As many of you know, I have recently started a new job and am still finding my way around, both figuratively and literally. Although I have lived in this town off and on since I was thirteen years old, there are so many new areas that have sprung up and many rural areas right out in the sticks that I had never heard of.

I am zooming about in my little gold car now (sadly my lovely yellow one is gone as I thought it might not be suitable for some of the areas due to it being lowered and other stuff that Boy Racers do to their cars to make them noisy and faster), getting myself lost in all sorts of beautiful places.

On a couple of occasions, I have been right out in the middle of nowhere and thought I might get a photo of the beautiful North Downs countryside, but Sod’s Law dictates that someone will pull up behind me the minute I am focusing on the shot, and I have to move out of the way!

With technology being at the forefront of providing a good and efficient service, I have a tablet which will make easier once I have been on the mandatory training course.Anyway, there was update training that everyone had to try and go to midway through the week, at a nearby venue.
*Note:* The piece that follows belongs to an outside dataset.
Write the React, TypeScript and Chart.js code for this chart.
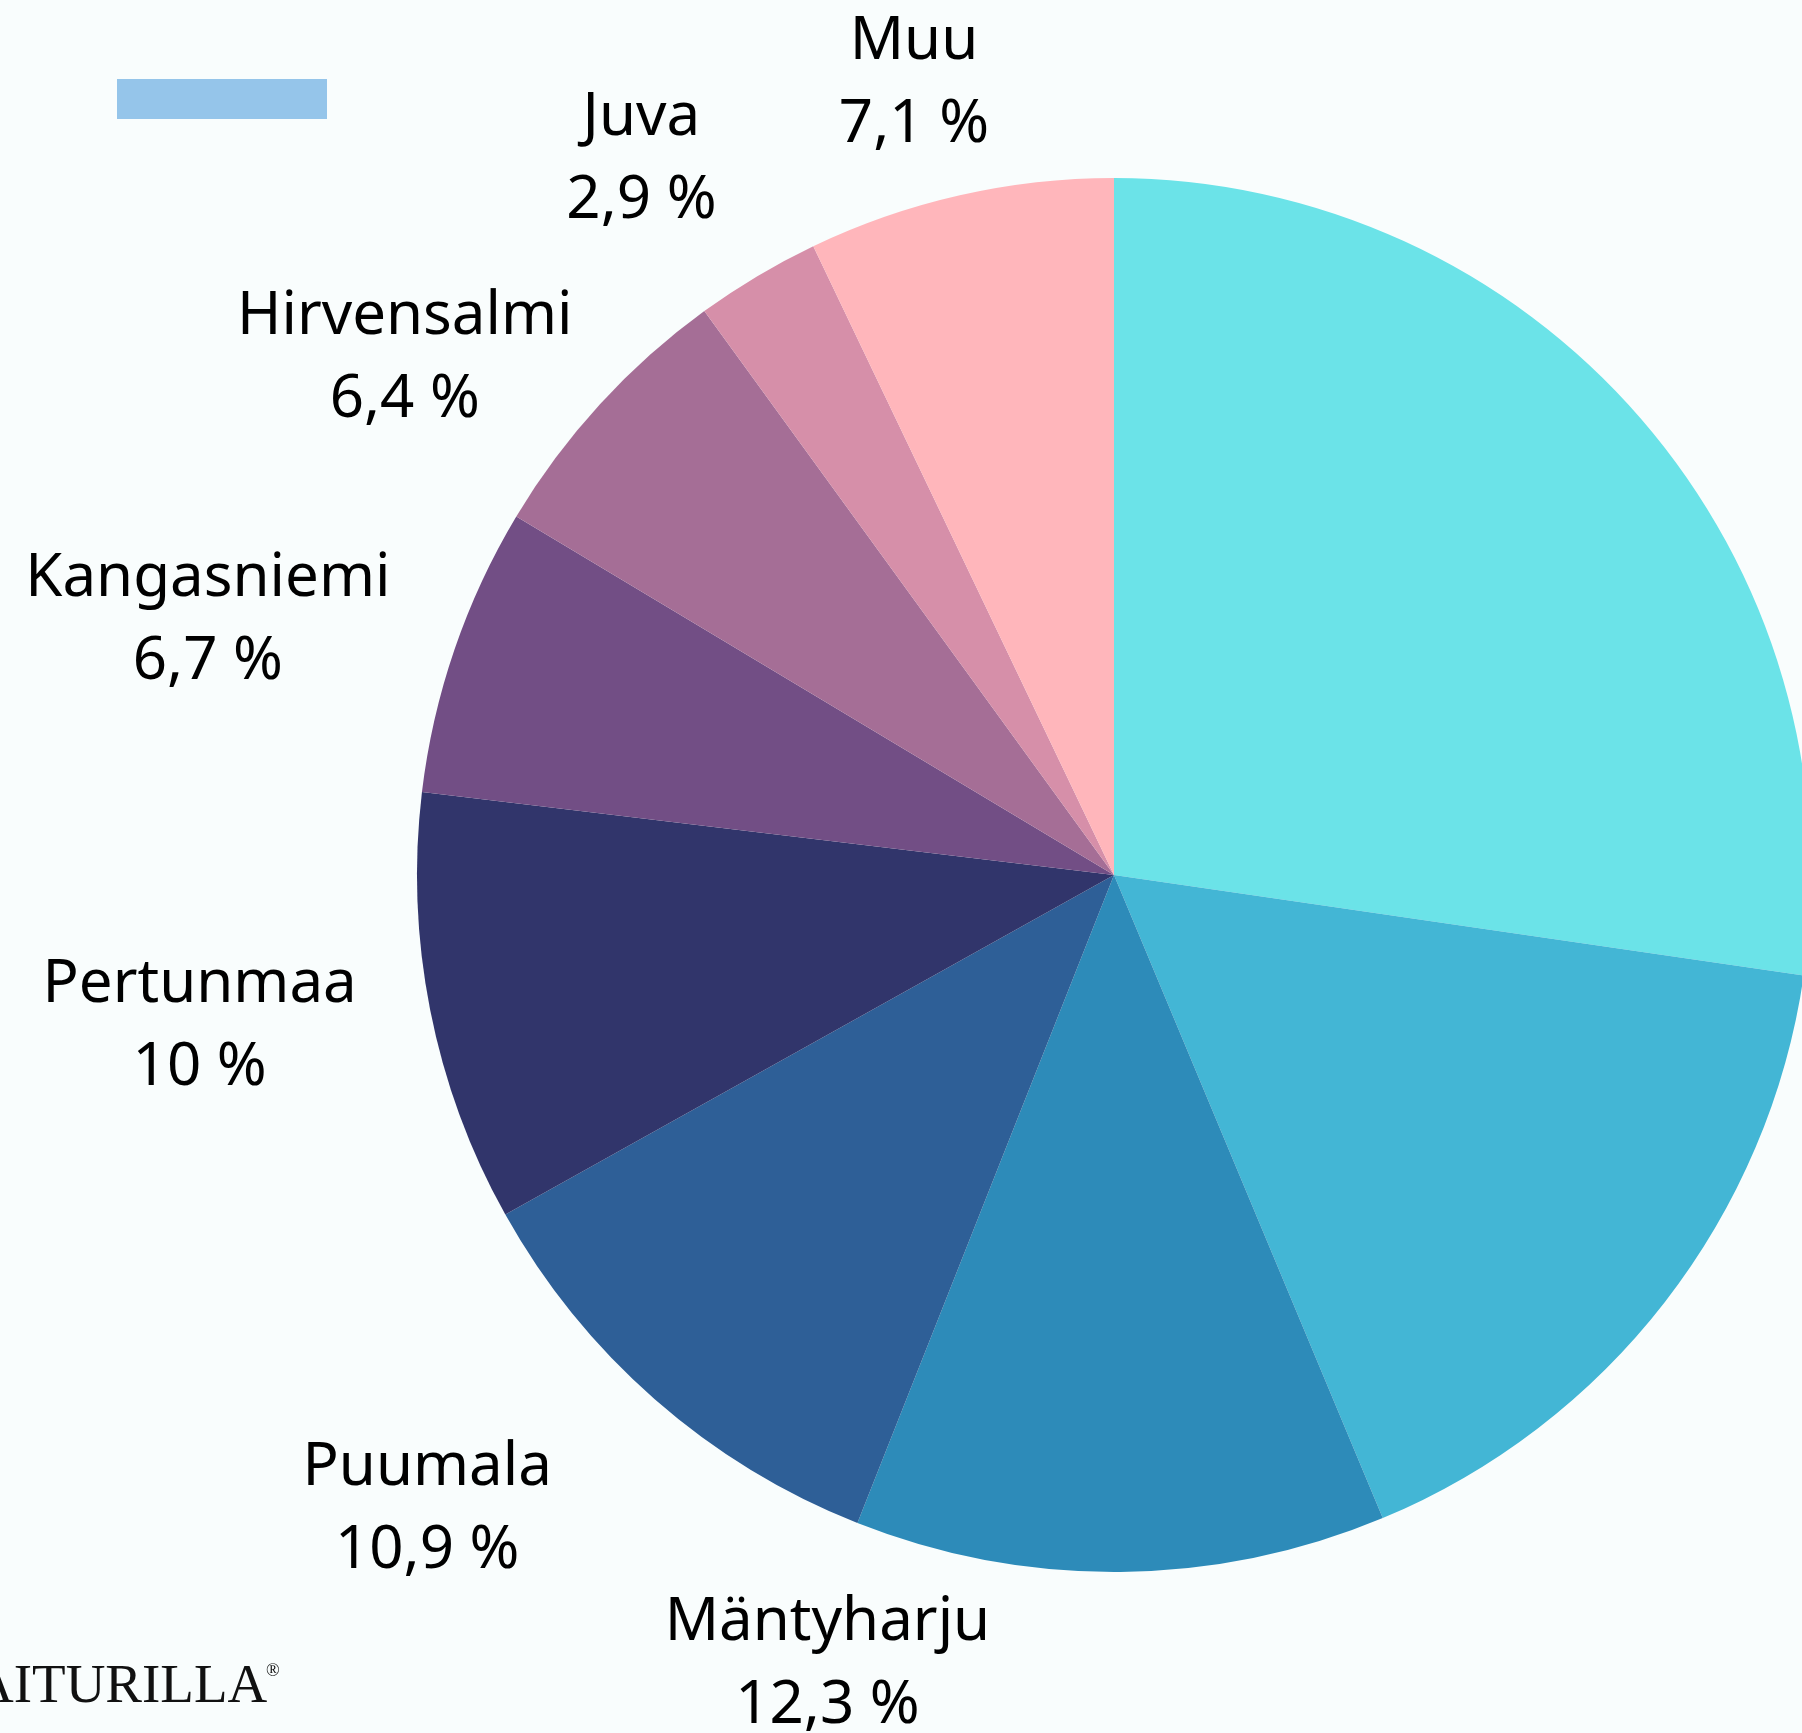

It has been a busy day and I wasn’t sure I was going to make it, especially as I still had one patient to see over the other side of town.

Now, being as I am I hate being late for anything as I find it is rude for those waiting on you, and it puts me out. However, patients do not fit into nice little time slots and the first few that I visited had extra problems or concerns that I had to deal with. Thre are a few patients that it makes sense to visit at specific times, and this last patient I had to see across town was normally seen at 12.30. It was now nearly 2.pm (which is when this training started as well)!

I turned up, tired, desperate for the loo and starving, having not eaten my lunch only to find y patient was sitting at the table tucking into his KFC! He did not want to be disturbed and was due to have another visit the next day so was happy to leave it.

The smell of the chicken made my stomach growl even louder, but I had no time to satisfy it, having to rush to get to the training which had now been going for about 15 minutes. Needless to say, when I arrived, everything was in full swing. The small room was packed, but I noticed a spare chair outside which I was going to plonk just inside the door. The senior management that were sat there  motioned for me to move the chair to the front of the room. I picked it up but being the klutz that I am tripped over it just as I was sidling up to the front, and the chair smacked to the wooden floor with a resounding bang, which of course woke everyone up and they turned to look at my glowing red face as I tried to sit there unobtrusively.

The room was stifling hot, I did not have much of a clue about what was going on, and the fact that I was desperate for the loo had me fidgeting constantly throughout the rest of the session, with my stomach rumbling in protest at being deprived of food. My face meanwhile, became redder and redder.

As soon as it was over, I rushed to the loo then as I returned to the foyer, was hugged by two nurses that had worked on the same ward as me at the hospital but had left to work in the community. Sadly, there are in a different team covering another area to me, but it was so nice to see them.

One of them told me she had seen  me make an entrance to the room, and knew it had to be me barging in making a such a racket. I laughed as she said it, then saw someone who I recognised walk past. I prodded him and said hello. He politely returned the greeting, but it was obvious he didn’t have a clue who I was. I told my friends he was my sister’s friend (she has known him for years, and I have met him several times) but they already knew him as he worked with them. Awkward!

Must be the glasses that confused him, as I hate wearing them out of work!